If I call s2ram directly, suspend/resume works as expected (attachment s2ram), i.e. all 4 cores at 800Mhz after resume.

However, if I use pm-suspend (attachment pm_suspend), I enter the bug - all 4 cores at 3000 MHz although there is only low priority work ...

Nevertheless, pm-suspend doesn't manipulate ignore_nice_load directly as we saw. Maybe it is triggering something by e.g. unloading some kernel modules before suspend. I'll try to go into that deeper ...

So the bug is probably not in the cpufreq code - thnx for your help anyway.
Comment 21 Rainer Kaluscha 2013-11-22 06:46:59 UTC
Created attachment 115621 [details]
dmesg after s2ram -f
Comment 22 Rainer Kaluscha 2013-11-22 06:47:46 UTC
Created attachment 115631 [details]
dmesg after pm-suspend
Comment 23 Viresh Kumar 2013-11-22 06:51:37 UTC
On 22 November 2013 12:14,  <bugzilla-daemon@bugzilla.kernel.org> wrote:
> So the bug is probably not in the cpufreq code - thnx for your help anyway.

I am sort of relieved now.. I understand CPUFreq code very well and
I wasn't able to guess which part screwed it up :)
Comment 24 Rainer Kaluscha 2013-11-22 07:00:38 UTC
On a quick glance at the dmesg output I already got a suspect:

Calling s2ram directly gives "Restoring governor ONDEMAND for cpu 1" while using pm-suspend leads to "Restoring governor PERFORMANCE for cpu 1" ...

Thnx again,
Rainer
Comment 25 Lan Tianyu 2013-11-22 08:34:58 UTC
yes, this looks like a user space issue.
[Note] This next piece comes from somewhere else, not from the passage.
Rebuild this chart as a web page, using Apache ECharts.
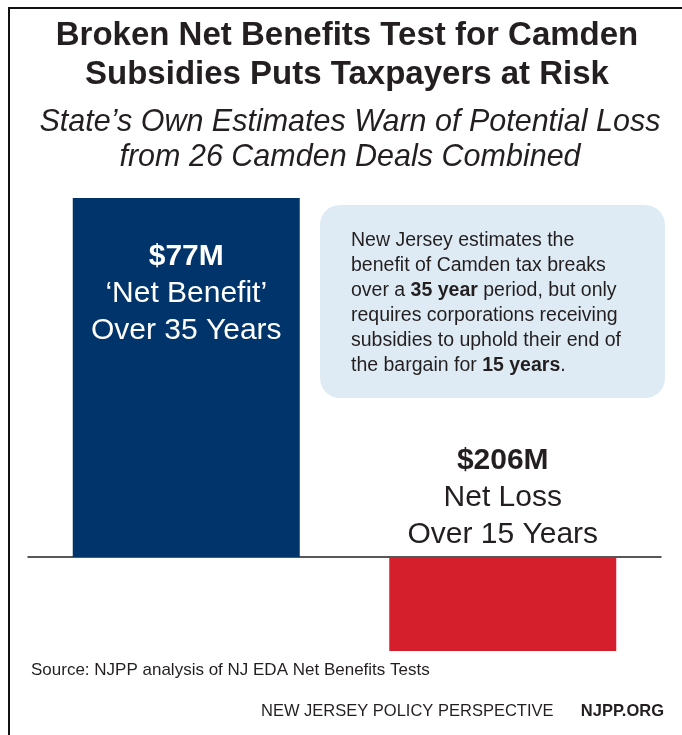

So mark this bug as invalid.
Comment 26 Rainer Kaluscha 2013-11-22 10:06:37 UTC
Thnx to your help I tracked the issue down:

pm-suspend sets - for reasons unknown to me - temporarily a new governor (performance) before suspending and re-enables the old one after resume. 

However, it seems to fail in storing also the corresponding settings of the governor so all non-default settings like ignore_nice_load=1 are lost :-(

Thnx again,
Rainer

P.S. pm_suspend uses the interface under /sys/devices/system/cpu/cpu*/cpufreq/scaling_governor so the issue didn't arise with older kernels where that option wasn't present or enabled.